Но чтобы такое стало возможным, необходимо внятно говорить о себе. Нужно не говорение на языках, о котором апостол Павел сказал: «говорить на ветер» (1Кор. 14:9). Нужно пророчество: «лучше пять слов сказать умом моим, чтобы и других наставить, нежели тьму слов на незнакомом языке» (1Кор. 14:19). То есть даже тогда, когда Церковь нечетко формулирует свою евхаристическую природу, она все-таки свидетельствует о себе. Но лучше «сказать умом…, чтобы и других наставить».
Примером такой внятности может быть прекрасное, на мой взгляд, выступление епископа Полтавского и Кременчугского Филиппа на XIII Рождественских Чтениях. В своем выступлении владыка ввел термин «евхаристическая педагогика». По его мнению, «важнейшим свойством педагогики должна быть ее евхаристичность—основанность на Богообщении в таинстве Евхаристии и, одновременно, направленность на Евхаристию, к Евхаристии.
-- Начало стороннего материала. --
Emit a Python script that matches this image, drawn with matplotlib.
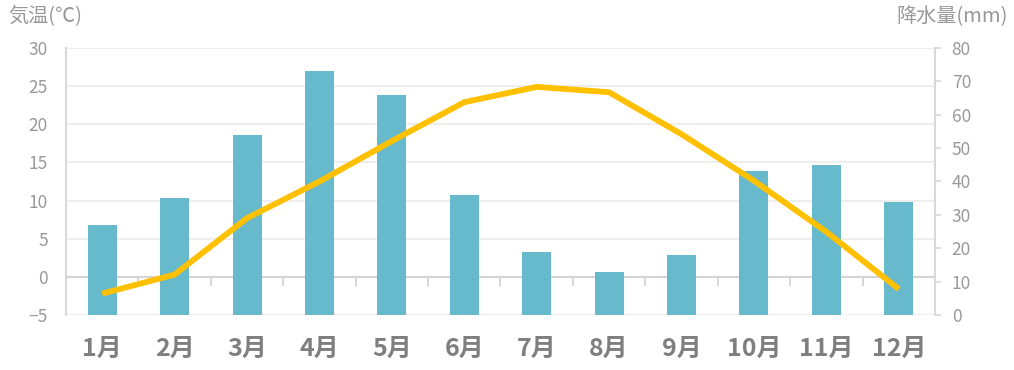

Если этого не будет, мы рискуем воспитать поколение (вернее, поколения!) людей, знающих о Боге, но не знающих Бога».
В чем же итог размышления? В том, что евхаристический и социальный аспекты церковной жизни должны взаимодополнять друг друга, как вера и дела, как благодать и закон. За 1015 лет христианства на Беларуси такой опыт наработан нашей Церковью. И мы, полагаю, призваны продолжать этот опыт.